A place where pioneers and thinkers and doers can exchange ideas and get things done. A startup the size of a country that will change the way we live and work forever. Healthier. Happier.
With more time for the things that really matter. A truly global culture, from every place and background you can image. That can show the rest of the planet how it’s done. With energy that flows from the sun and wind, neighborhoods that can feed and clean themselves.
Technologies that can make life everything it can be. This is where we can prepare together for the next era of human progress.
Some will look at these ancient hills and see nothing.
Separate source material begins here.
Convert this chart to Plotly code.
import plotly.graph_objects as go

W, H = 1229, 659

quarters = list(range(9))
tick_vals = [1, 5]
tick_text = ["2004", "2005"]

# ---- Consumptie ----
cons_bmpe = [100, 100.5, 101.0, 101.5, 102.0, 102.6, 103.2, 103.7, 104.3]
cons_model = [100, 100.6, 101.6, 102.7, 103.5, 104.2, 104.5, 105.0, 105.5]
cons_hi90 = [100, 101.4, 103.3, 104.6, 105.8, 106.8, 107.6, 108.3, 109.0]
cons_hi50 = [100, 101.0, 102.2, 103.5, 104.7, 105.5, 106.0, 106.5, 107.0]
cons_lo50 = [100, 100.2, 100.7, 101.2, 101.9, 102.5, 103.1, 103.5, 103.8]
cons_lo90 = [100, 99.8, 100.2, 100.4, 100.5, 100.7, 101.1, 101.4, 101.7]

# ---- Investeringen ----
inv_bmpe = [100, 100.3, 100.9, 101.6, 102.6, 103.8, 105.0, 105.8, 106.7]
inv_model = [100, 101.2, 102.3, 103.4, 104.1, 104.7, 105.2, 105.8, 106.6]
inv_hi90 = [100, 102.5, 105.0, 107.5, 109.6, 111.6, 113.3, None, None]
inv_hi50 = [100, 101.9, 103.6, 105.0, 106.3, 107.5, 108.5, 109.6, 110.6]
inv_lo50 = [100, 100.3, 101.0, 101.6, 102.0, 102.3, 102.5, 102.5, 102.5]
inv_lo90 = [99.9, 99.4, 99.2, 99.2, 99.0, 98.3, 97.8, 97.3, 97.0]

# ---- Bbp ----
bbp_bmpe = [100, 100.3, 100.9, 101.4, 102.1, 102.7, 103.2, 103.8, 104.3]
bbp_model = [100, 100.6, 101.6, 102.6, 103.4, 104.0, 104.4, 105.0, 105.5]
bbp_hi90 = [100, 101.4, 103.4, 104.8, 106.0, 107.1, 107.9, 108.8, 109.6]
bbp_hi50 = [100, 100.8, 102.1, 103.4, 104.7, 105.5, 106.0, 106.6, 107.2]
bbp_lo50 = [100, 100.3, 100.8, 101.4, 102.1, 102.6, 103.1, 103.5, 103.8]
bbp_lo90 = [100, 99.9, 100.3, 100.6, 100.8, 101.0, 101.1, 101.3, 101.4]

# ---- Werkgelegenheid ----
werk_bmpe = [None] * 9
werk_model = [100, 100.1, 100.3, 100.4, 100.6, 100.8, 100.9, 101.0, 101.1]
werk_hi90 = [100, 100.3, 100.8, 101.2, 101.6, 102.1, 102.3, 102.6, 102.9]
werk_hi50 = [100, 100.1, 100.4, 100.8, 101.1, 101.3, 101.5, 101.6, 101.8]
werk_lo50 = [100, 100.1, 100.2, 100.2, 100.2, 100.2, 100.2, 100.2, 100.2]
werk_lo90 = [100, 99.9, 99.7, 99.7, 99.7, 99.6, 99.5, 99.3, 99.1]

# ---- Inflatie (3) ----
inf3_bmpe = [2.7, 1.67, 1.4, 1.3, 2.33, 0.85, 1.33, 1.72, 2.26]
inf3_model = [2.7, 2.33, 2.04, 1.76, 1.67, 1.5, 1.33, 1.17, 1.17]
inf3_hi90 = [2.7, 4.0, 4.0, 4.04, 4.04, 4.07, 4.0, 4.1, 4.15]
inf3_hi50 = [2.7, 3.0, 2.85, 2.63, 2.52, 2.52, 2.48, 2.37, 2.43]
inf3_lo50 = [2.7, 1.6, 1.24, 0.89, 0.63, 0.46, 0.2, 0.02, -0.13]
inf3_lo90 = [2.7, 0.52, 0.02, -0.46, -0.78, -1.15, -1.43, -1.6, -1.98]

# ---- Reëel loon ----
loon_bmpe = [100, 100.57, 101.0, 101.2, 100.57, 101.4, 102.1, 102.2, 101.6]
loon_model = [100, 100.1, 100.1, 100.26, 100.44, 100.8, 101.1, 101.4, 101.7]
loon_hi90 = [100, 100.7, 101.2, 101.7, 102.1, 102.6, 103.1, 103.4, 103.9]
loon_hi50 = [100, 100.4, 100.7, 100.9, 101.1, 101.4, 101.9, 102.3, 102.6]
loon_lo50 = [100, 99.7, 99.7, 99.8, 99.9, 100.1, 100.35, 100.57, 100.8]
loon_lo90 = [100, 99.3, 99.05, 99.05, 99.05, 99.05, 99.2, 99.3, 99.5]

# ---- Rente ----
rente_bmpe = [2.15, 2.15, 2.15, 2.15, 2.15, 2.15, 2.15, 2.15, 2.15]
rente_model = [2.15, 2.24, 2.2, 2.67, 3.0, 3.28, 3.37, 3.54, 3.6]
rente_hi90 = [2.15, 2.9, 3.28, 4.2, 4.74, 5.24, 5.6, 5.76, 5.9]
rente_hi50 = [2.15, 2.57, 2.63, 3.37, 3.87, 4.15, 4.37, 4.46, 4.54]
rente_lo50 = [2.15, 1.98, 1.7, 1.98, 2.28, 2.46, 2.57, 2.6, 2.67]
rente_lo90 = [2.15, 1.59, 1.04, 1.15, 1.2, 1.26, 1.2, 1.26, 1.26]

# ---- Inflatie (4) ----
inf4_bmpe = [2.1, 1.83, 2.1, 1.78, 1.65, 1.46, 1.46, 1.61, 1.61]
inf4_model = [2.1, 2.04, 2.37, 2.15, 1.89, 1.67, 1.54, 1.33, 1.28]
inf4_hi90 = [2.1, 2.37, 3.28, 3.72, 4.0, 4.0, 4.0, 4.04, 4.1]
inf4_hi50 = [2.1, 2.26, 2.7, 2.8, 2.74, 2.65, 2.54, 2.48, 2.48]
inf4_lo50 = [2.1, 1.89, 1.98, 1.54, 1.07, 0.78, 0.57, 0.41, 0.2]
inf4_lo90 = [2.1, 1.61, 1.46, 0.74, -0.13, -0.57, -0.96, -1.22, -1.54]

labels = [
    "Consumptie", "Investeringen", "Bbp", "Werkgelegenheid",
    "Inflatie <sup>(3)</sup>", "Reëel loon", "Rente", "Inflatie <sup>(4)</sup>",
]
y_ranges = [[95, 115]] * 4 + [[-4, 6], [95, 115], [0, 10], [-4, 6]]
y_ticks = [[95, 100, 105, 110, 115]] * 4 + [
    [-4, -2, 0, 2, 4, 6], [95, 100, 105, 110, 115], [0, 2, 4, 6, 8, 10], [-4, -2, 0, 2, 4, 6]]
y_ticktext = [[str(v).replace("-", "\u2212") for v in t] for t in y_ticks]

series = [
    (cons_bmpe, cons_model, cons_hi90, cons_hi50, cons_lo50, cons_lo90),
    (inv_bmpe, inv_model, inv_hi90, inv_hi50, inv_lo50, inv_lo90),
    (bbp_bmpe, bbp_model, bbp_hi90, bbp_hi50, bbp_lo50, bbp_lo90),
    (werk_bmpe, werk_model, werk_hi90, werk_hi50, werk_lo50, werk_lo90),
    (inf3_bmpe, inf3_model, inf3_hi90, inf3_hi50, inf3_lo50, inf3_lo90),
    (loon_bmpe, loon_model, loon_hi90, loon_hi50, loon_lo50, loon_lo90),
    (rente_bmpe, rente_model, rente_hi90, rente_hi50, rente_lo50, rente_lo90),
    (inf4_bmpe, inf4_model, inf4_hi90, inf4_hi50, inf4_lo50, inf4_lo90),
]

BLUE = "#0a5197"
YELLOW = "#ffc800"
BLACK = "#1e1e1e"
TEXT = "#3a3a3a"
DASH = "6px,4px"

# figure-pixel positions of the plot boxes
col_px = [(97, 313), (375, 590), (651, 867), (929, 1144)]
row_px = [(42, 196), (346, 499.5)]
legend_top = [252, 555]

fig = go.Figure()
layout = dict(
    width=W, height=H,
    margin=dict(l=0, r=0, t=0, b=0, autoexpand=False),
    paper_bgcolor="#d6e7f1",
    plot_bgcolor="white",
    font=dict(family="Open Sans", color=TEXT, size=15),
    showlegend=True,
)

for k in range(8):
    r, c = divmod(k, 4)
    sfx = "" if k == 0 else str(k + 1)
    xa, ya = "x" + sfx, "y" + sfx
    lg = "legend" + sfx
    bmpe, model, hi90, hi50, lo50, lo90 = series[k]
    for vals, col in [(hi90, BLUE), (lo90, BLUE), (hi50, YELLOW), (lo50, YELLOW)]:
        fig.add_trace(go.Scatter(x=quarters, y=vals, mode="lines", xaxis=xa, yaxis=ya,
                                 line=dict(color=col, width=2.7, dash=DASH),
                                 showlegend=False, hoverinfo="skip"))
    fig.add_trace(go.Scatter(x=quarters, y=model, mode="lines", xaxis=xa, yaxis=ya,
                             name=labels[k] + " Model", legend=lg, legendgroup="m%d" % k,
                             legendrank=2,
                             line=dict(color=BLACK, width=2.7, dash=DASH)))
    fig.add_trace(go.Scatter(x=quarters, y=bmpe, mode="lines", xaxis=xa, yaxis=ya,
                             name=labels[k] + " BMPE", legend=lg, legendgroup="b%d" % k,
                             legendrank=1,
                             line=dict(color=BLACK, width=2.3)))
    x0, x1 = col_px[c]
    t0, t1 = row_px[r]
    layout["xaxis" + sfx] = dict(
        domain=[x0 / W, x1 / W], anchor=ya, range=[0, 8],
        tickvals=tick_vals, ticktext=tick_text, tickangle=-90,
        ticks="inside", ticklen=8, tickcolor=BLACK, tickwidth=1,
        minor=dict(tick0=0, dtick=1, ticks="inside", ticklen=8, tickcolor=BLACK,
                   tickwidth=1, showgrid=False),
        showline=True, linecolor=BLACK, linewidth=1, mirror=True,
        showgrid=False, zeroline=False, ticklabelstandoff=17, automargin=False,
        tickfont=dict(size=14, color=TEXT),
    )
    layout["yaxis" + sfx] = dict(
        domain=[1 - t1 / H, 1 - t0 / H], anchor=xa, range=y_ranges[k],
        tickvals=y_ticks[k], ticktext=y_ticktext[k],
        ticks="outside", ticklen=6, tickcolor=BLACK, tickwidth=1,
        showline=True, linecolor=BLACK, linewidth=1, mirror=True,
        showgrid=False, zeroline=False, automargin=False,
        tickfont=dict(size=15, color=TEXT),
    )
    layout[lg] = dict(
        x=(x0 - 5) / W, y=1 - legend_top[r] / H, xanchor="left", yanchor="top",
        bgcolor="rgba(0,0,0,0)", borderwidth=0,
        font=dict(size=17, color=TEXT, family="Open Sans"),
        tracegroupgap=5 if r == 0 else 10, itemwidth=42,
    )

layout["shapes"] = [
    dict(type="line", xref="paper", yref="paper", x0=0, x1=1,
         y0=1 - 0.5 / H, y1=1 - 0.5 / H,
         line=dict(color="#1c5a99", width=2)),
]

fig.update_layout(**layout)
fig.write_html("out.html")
But the rest of the world will know that this is where a new way of living began.”
Mikhail Sergeyevich Gorvachev, the last leader of the Soviet Union, married his wife Raisa Maximovna in 1953. “Raisa remembers to this day,” he wrote in his memoirs, “A dream that she had in those days.”
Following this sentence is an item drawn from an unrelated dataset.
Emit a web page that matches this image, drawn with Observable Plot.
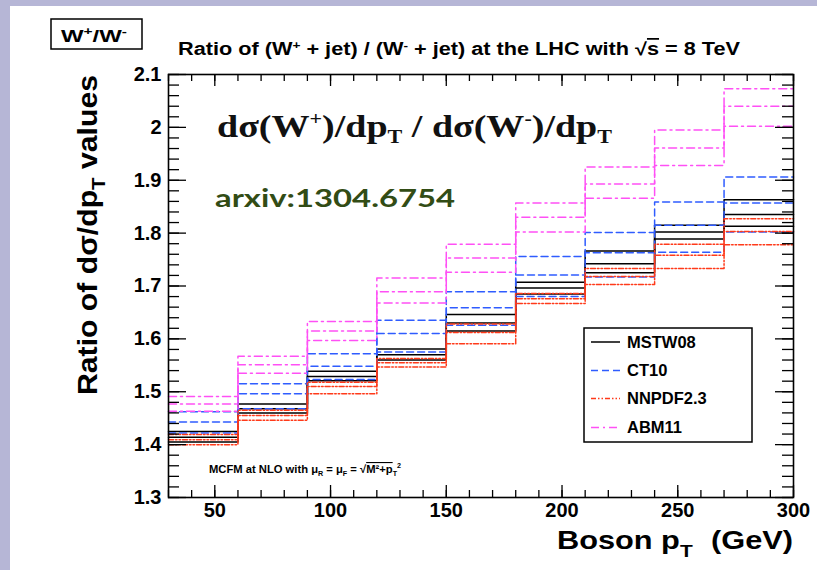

“She and I are at the bottom of a very deep, dark well, a ray of light glimmering somewhere high up. We are climbing the wall, helping each other. Our hands are cut and bleeding. The pain is unbearable. Raya falls but I catch her, and we resume our slow upward climb. Finally, completely exhausted, we drag ourselves out of this black hole, and a straight, smooth,k tree-lined alley opens before us. On the horizon we see an enormous bright sun, and the alley seems to flow into it, dissolving in its rays. We walk towards the sun. But suddenly, out of nowhere terrifying black shadows loom over us on both sides of the road. What is that? And we hear ‘enemies, enemies, foes’. Our hearts are filled with anguish… Holding hands, we continue walking on the road towards the horizong, towards the sun…”
Memoirs, Mikhail Gorbachev, Doubleday, 1995.
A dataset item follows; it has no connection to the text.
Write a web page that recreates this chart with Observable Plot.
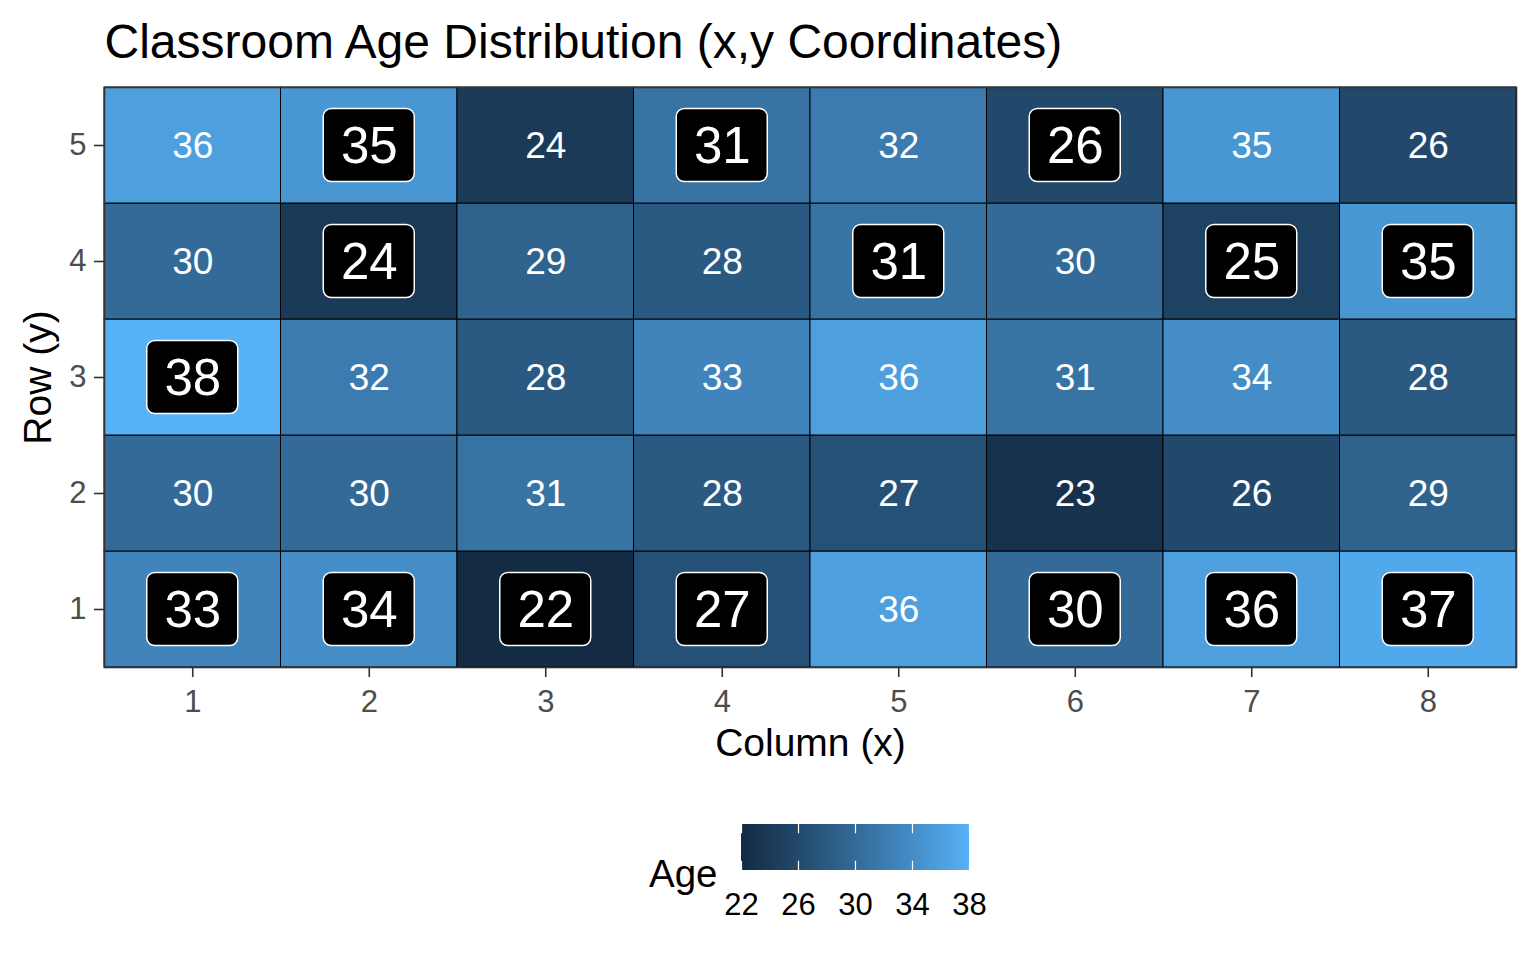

“It was in the 1950s that Lord Tonypandy first entered Parliament as George Thomas MP, a young and inexperienced member for South Wales. He began his career determined to make a good impression in a new suit and tie, and so he was horrified when, as he entered the House, the Tory benches burst into an uproar. A furious Conservative chief whip rose hurriedly, beckoned him into the centre of the chamber and, to a background of shouts and cries, whispered urgently, ‘Are you aware that you are wearing an Old Etonian tie?’
‘No,’ replied Thomas in all honesty, ‘I bought it in the Co-op in Tonypandy!’
The future Speaker of the House had not yet learned the language of the most eloquent item in a man’s wardrobe.”
A Gentleman’s Wardrobe: Classic Clothes and the Modern Man, Paul Keers, Weidenfeld & Nicholson, 1987.
Photograph by Justin Griffiths Williams
In 1985, Kingsley Amis was having difficulty finding a publisher for his novel Stanley and the Women “following pressure from those who judged it an outright incitement to misogyny.” “I was outraged” Christopher Hitchens told Martin Amis’ biographer Richard Bradford. “It was an extraordinary case of censorship and I was responsible for placing it with Summit.”
Christopher Hitchens: “Anyway, Kingsley phoned, thanked me and assured me that he owed me a night out when I was next in London. Well, he kept his word and it was a most bizarre evening, in keeping, I later learned, with what had become his routine. Drinks at Primrose Hill followed by more at the Garrick–predominantly whiskies–then a film before dinner. He insisted that we went to see Beverly Hills Cop II, perhaps one of the worst films ever made. Martin and I sat transfixed by its wretchedness but weirdly Kinglsey was rocking back and forth with laughter. During the meal he continued, remarking on how this scene or the other had worked so well and again shedding mirthful tears at the recollection. I was confused. Was he genuinely impressed, amused? That seemed preposterous. Or was he involved in some kind of extended act of self-caricature? Was he trying to provoke us?”
Richard Bradford, Martin Amis The Biography, Constable, 2011.
“You know when I was young. Of course I feel young–I feel like I was 30…35…39… Somebody said, Are you young? I said, I think I’m young. I was stopping in the final months of the campaign, four stops, five stops, seven stops–speeches, speeches, in front of twenty-five, thirty thousand people… fifteen, nineteen thousand. I feel young– I think we’re all so young. When I was young we were always winning things in this country. We’d win with trade, we’d win with wars– at a certain age I remembered hearing from one of my instructors, the United States has never lost a war. And then, after that, it’s like we haven’t won anything. You know the old expression, to the victor belongs the spoils? You remember I always say, keep the oil. I wasn’t a fan of Iraq. I didn’t want to go into Iraq. But I will tell you, when we were in, we got out wrong. And I always said, in addition to that, keep the oil. ”
Donald Trump’s speech at the Central Intelligence Agency’s headquarters in Langley, Virginia, January 21, 2017.